• [WHAT YOU HAVE TO DO]:
Find every line containing the word "with" and report the count, nothing more.
** start of EXTRACTED INFORMATION **
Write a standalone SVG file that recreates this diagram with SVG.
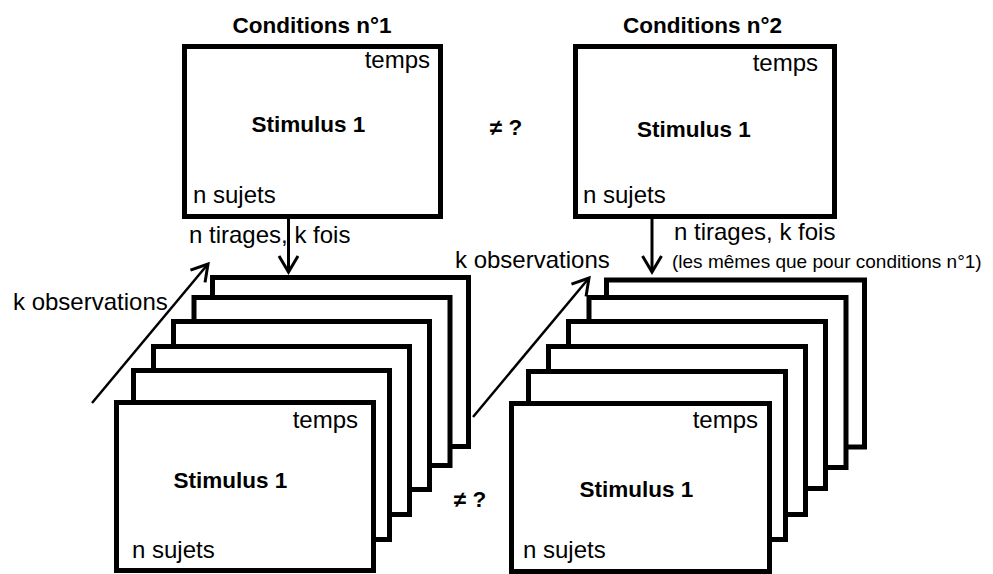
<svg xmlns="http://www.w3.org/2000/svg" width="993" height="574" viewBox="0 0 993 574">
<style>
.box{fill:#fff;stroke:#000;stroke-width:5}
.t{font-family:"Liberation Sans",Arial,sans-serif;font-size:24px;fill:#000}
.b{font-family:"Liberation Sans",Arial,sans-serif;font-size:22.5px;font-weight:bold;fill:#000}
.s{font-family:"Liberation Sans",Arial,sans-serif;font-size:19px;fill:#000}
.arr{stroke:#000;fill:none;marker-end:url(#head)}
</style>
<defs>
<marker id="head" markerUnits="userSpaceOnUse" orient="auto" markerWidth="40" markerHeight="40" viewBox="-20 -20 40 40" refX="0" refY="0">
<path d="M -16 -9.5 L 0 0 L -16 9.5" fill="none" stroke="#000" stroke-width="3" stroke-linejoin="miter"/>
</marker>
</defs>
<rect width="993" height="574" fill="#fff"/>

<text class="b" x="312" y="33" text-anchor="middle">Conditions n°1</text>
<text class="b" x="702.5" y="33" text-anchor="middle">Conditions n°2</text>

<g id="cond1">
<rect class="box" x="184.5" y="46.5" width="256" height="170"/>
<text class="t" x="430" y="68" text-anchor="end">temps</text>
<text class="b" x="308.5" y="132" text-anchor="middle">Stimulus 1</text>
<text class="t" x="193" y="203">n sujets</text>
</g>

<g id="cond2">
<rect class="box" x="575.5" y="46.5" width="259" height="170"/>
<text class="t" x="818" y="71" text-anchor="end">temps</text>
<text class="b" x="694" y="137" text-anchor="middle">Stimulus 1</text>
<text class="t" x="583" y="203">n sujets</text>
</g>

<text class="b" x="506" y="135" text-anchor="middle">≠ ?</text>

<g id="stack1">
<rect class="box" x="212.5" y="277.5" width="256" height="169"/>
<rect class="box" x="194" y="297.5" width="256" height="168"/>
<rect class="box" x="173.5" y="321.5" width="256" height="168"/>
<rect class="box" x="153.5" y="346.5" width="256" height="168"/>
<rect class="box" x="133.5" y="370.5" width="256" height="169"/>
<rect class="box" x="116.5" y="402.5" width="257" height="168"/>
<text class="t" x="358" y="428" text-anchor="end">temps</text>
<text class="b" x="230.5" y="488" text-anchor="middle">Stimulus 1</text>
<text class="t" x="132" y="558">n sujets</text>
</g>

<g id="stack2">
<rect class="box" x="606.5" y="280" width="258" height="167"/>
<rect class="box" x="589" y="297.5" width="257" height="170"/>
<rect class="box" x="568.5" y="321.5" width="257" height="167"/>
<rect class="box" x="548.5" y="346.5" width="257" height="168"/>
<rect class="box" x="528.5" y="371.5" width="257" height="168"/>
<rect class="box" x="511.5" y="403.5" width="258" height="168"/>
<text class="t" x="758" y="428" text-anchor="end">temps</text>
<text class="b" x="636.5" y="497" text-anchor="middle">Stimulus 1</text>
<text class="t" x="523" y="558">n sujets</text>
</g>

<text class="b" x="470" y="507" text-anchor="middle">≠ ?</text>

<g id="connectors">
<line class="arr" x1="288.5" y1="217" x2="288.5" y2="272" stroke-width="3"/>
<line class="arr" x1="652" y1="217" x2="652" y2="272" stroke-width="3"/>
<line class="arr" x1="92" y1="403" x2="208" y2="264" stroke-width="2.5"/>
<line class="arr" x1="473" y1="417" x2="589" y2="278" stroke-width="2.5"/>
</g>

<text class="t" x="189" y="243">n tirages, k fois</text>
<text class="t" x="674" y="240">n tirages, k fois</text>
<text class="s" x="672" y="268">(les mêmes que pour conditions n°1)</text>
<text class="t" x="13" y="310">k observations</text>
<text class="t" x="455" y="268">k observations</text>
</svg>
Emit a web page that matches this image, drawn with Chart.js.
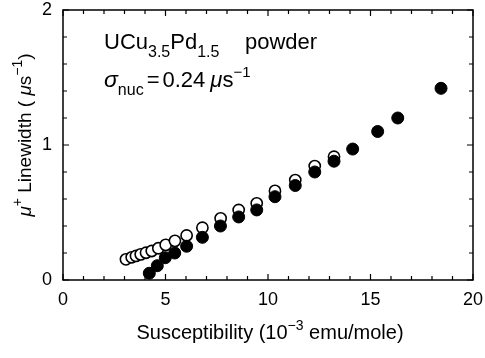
** end of EXTRACTED INFORMATION **
• [WRITTEN REPLY]:
2